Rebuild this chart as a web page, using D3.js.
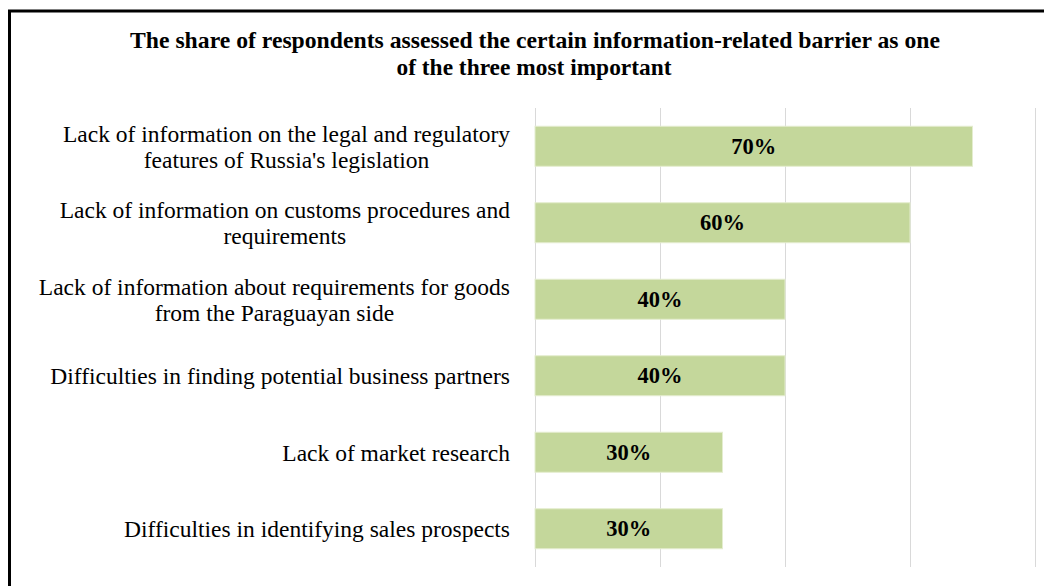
==
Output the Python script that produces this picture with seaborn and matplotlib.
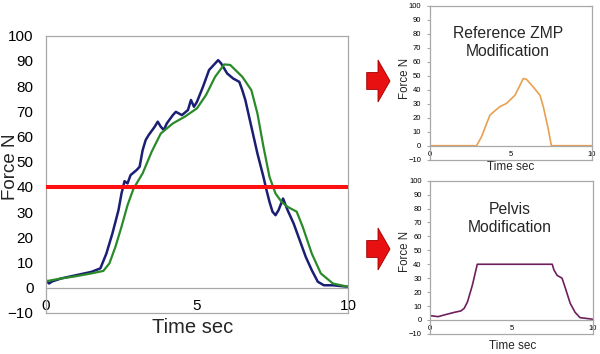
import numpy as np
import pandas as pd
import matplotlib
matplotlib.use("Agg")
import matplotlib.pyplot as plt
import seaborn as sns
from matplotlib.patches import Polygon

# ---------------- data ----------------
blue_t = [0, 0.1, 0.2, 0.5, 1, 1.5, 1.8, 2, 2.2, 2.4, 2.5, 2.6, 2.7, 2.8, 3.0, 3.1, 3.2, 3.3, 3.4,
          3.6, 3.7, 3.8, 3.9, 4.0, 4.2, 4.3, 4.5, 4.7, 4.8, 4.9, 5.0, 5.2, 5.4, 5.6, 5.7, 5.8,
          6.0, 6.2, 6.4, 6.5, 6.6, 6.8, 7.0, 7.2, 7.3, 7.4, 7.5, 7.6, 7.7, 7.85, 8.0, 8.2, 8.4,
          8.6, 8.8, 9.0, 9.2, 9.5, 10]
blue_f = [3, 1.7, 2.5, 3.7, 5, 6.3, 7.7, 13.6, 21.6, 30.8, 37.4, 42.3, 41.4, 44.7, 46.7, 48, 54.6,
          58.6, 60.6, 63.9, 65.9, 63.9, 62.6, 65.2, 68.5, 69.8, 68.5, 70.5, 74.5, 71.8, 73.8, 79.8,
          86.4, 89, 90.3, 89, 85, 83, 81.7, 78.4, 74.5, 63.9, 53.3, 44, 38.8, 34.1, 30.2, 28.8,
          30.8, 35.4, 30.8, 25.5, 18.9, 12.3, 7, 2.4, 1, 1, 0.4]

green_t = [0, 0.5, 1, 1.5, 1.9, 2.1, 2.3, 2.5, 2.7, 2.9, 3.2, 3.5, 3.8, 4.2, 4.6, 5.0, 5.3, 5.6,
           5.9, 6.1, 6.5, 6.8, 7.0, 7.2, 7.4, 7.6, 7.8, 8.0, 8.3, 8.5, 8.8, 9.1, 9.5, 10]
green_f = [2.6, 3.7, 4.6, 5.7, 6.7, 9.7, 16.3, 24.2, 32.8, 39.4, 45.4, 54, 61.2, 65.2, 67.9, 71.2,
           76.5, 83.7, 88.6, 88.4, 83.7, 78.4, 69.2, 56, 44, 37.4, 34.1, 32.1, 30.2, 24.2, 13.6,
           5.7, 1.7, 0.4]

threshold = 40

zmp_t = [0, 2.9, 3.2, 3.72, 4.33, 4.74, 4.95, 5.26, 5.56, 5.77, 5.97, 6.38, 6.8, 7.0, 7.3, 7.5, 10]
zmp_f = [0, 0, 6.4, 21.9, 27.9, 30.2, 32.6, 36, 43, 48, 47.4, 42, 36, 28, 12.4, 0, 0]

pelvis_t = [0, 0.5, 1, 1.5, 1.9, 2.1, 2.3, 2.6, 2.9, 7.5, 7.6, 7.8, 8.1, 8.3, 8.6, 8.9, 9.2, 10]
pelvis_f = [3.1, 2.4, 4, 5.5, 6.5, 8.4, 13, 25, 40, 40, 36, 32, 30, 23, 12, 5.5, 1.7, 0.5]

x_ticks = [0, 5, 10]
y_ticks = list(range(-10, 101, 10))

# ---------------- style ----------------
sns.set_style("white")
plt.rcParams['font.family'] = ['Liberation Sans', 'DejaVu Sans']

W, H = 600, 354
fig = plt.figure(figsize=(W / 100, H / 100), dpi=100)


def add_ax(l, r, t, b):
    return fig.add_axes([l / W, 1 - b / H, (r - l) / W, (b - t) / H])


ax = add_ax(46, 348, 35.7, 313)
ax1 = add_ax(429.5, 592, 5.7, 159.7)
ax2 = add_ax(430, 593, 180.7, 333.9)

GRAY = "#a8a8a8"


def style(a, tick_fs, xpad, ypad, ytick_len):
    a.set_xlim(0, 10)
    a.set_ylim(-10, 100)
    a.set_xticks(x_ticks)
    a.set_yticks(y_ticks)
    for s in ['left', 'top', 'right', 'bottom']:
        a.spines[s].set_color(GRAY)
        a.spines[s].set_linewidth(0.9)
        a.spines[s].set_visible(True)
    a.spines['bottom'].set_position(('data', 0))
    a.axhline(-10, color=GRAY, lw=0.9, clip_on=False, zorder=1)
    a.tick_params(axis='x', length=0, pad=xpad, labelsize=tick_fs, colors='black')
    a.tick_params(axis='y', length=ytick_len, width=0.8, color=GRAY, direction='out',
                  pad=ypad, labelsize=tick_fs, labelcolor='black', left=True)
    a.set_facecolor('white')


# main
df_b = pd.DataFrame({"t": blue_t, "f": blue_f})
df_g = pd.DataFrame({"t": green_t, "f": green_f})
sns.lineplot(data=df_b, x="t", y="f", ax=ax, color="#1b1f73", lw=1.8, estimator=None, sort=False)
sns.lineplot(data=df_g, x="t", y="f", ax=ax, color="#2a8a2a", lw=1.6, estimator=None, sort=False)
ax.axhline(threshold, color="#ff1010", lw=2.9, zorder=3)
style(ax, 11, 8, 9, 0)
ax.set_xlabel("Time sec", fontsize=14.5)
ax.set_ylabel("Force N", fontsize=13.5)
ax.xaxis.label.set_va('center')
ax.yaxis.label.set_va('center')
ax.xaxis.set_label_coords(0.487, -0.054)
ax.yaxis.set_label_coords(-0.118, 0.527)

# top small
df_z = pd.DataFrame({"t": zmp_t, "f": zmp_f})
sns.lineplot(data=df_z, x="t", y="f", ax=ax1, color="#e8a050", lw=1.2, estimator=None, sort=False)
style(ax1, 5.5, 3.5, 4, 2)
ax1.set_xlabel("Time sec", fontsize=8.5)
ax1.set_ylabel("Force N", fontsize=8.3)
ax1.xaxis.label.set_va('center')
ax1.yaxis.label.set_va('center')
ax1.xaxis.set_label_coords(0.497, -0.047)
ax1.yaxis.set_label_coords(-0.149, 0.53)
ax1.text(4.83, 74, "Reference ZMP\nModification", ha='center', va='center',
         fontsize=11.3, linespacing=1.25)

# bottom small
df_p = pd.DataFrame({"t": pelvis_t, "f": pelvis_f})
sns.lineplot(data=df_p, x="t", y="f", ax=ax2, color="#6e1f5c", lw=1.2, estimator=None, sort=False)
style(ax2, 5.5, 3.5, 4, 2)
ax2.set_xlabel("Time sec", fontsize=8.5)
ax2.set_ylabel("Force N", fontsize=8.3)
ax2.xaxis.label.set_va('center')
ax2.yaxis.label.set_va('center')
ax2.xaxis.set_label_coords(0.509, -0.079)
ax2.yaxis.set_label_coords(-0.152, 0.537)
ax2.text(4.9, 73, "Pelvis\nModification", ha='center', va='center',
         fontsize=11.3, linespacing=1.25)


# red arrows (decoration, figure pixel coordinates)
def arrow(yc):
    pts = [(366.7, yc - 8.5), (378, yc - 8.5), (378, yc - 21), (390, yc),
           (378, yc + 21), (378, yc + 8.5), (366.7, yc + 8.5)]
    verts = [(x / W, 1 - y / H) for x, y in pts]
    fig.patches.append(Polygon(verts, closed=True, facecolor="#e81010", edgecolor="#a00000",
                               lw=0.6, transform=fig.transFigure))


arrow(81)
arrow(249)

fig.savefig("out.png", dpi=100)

▶ PROBLEM REQUIREMENTS
Exactly the lines from the one with "Output the Python" through the one with "from matplotlib.patches import Polygon" are to be reproduced, and no pictures with them.

▶ TASK SOLUTION
Output the Python script that produces this picture with seaborn and matplotlib.
import numpy as np
import pandas as pd
import matplotlib
matplotlib.use("Agg")
import matplotlib.pyplot as plt
import seaborn as sns
from matplotlib.patches import Polygon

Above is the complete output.